Just last week, I wrote about what it means to say “God is love.” This week, I want to go in another direction, because God is also just (in other words, morally right and fair). 

In our world, you have to pick sides. Because of that reality, people are described as socially aware and loving or responsibility-driven and unloving. To some people, its contrary to rational thought that a person can be both compassionate and objective. They see a great conflict when an objective person asks everyone to be responsible, to pull their own weight, and reap the benefits while the loving person finds problems and fix them, even if that means help without conditions. What I’d like to suggest is simple, God is both loving and fair. He gives to those who don’t deserve and to those who do – sometimes He gives blessings, other times He gives judgment.

Consider Deuteronomy 31:19-21 which says:

Now, therefore, write down this song for yourselves, and teach it to the children of Israel; put it in their mouths, that this song may be a witness for Me against the children of Israel. When I have brought them to the land flowing with milk and honey, of which I swore to their fathers, and they have eaten and filled themselves and grown fat, then they will turn to other gods and serve them; and they will provoke Me and break My covenant. Then it shall be, when many evils and troubles have come upon them, that this song will testify against them as a witness; for it will not be forgotten in the mouths of their descendants, for I know the inclination of their behavior today, even before I have brought them to the land of which I swore to give them.

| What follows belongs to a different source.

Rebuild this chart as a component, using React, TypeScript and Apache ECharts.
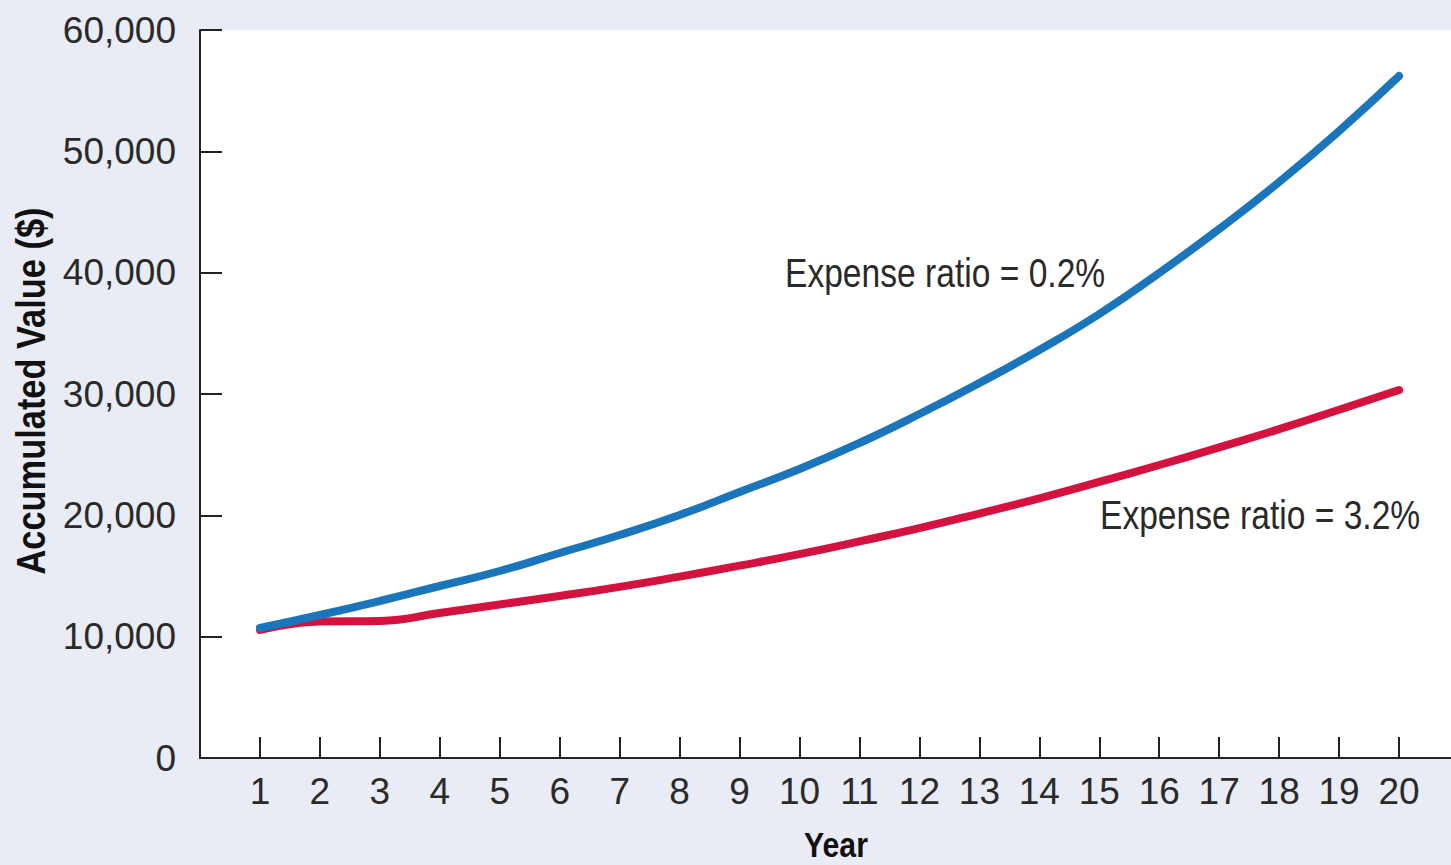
import React, { useEffect, useRef } from "react";
import * as echarts from "echarts";

const years = [1, 2, 3, 4, 5, 6, 7, 8, 9, 10, 11, 12, 13, 14, 15, 16, 17, 18, 19, 20];
const lowExpense = [10714, 11786, 12940, 14176, 15412, 16896, 18380, 20028, 21924, 23820, 25962, 28352, 30908, 33627, 36594, 39973, 43600, 47473, 51677, 56210];
const highExpense = [10550, 11250, 11300, 11950, 12650, 13350, 14100, 14950, 15850, 16800, 17850, 18950, 20150, 21400, 22750, 24150, 25600, 27100, 28700, 30330];
const yTicks = [0, 10000, 20000, 30000, 40000, 50000, 60000];
const lowLabel = "Expense ratio = 0.2%";
const highLabel = "Expense ratio = 3.2%";
const yTitle = "Accumulated Value ($)";
const xTitle = "Year";

const FONT = "'Liberation Sans', Arial, sans-serif";
const TEXT = "#2a2a2a";

const fmt = (v: number) => String(v).replace(/\B(?=(\d{3})+(?!\d))/g, ",");

export default function App() {
  const ref = useRef<HTMLDivElement>(null);
  useEffect(() => {
    document.body.style.margin = "0";
    const chart = echarts.init(ref.current!, undefined, { renderer: "svg" });
    chart.setOption({
      animation: false,
      backgroundColor: "#e9ecf4",
      grid: {
        left: 200,
        top: 30,
        bottom: 107,
        right: 21,
        show: true,
        backgroundColor: "#ffffff",
        borderWidth: 0,
      },
      xAxis: {
        type: "value",
        min: 0,
        max: 21,
        interval: 1,
        axisLine: { lineStyle: { color: "#222", width: 2 } },
        axisTick: { inside: true, length: 21, lineStyle: { color: "#222", width: 2 } },
        splitLine: { show: false },
        axisLabel: {
          margin: 15,
          fontSize: 37,
          fontFamily: FONT,
          color: TEXT,
          formatter: (v: number) => (years.includes(v) ? String(v) : ""),
        },
      },
      yAxis: {
        type: "value",
        min: yTicks[0],
        max: yTicks[yTicks.length - 1],
        interval: 10000,
        axisLine: { show: true, lineStyle: { color: "#222", width: 2 } },
        axisTick: { show: true, inside: true, length: 22, lineStyle: { color: "#222", width: 2 } },
        splitLine: { show: false },
        axisLabel: {
          margin: 24,
          fontSize: 37,
          fontFamily: FONT,
          color: TEXT,
          formatter: (v: number) => fmt(v),
        },
      },
      series: [
        {
          type: "line",
          data: years.map((y, i) => [y, lowExpense[i]]),
          showSymbol: false,
          smooth: 0.5,
          lineStyle: { color: "#1b75bb", width: 8, cap: "round", join: "round" },
          z: 3,
        },
        {
          type: "line",
          data: years.map((y, i) => [y, highExpense[i]]),
          showSymbol: false,
          smooth: 0.5,
          lineStyle: { color: "#d3123f", width: 8, cap: "round", join: "round" },
          z: 2,
        },
      ],
      graphic: [
        {
          type: "text",
          x: 31,
          y: 391,
          rotation: Math.PI / 2,
          scaleX: 0.86,
          style: {
            text: yTitle,
            font: `bold 40px ${FONT}`,
            fill: "#111",
            align: "center",
            verticalAlign: "middle",
          },
        },
        {
          type: "text",
          x: 836,
          y: 845,
          scaleX: 0.84,
          style: {
            text: xTitle,
            font: `bold 36px ${FONT}`,
            fill: "#111",
            align: "center",
            verticalAlign: "middle",
          },
        },
        {
          type: "text",
          x: 785,
          y: 273,
          scaleX: 0.84,
          style: {
            text: lowLabel,
            font: `40px ${FONT}`,
            fill: TEXT,
            align: "left",
            verticalAlign: "middle",
          },
        },
        {
          type: "text",
          x: 1100,
          y: 515,
          scaleX: 0.84,
          style: {
            text: highLabel,
            font: `40px ${FONT}`,
            fill: TEXT,
            align: "left",
            verticalAlign: "middle",
          },
        },
      ],
    });
    return () => chart.dispose();
  }, []);
  return (
    <div
      ref={ref}
      style={{ position: "fixed", left: 0, top: 0, width: 1480, height: 865 }}
    />
  );
}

That song is found in Deuteronomy 32. When Moses addressed the children of Israel and warned them of what will happen if their unfaithfulness won the hearts and minds of their children he made this statement in 32:5-8:

They have corrupted themselves; they are not His children, because of their blemish: a perverse and crooked generation. Do you thus deal with the Lord, O foolish and unwise people? Is He not your Father, who bought you? Has He not made you and established you? Remember the days of old, consider the years of many generations. Ask your father, and he will show you; your elders, and they will tell you: when the Most High divided their inheritance to the nations, when He separated the sons of Adam, He set the boundaries of the peoples according to the number of the children of Israel.

The future rebellion against God mentioned in that chapter would eventually bring forth a calamity upon the children of Israel that was completely their fault. For it would only be their rebellion that would draw the ire of God, not their imperfection. Even today, it is still true that God understands our weaknesses, but not our rebellion. That’s why Jesus could say in the Garden of Gethsemane, “I don’t want to die, nevertheless, your will be done.” It should also not go unnoticed that many times in Scripture, God warned His children to recognize something simple – all choices have consequences. This passage is no different. Notice as well the prophetic stakes of their rebellion in 32:19-25:

And when the Lord saw it, He spurned them, because of the provocation of His sons and His daughters. And He said: ‘I will hide My face from them, I will see what their end will be, for they are a perverse generation, children in whom is no faith. They have provoked Me to jealousy by what is not God; they have moved Me to anger by their foolish idols. But I will provoke them to jealousy by those who are not a nation; I will move them to anger by a foolish nation. For a fire is kindled in My anger, and shall burn to the lowest hell; it shall consume the earth with her increase, and set on fire the foundations of the mountains. ‘I will heap disasters on them; I will spend My arrows on them. They shall be wasted with hunger, devoured by pestilence and bitter destruction; I will also send against them the teeth of beasts, with the poison of serpents of the dust. The sword shall destroy outside; there shall be terror within for the young man and virgin, the nursing child with the man of gray hairs.

All of this supports one idea that I want to be completely and emphatically stated – God is love, but also righteous judgment. Psalm 9:8 seems to highlight that idea better than many other passages:

God shall judge the world in righteousness, and He shall administer judgment for the peoples in uprightness.

Shout from the top of your lungs that God is love, just don’t forget to also shout, God is justice – for the wicked, the unrighteous, the caring, the compassionate, and even the forgotten. While God loves everyone, Scripture teaches us He will also do what’s right to those who obey and disobey. In the end, that’s only fair.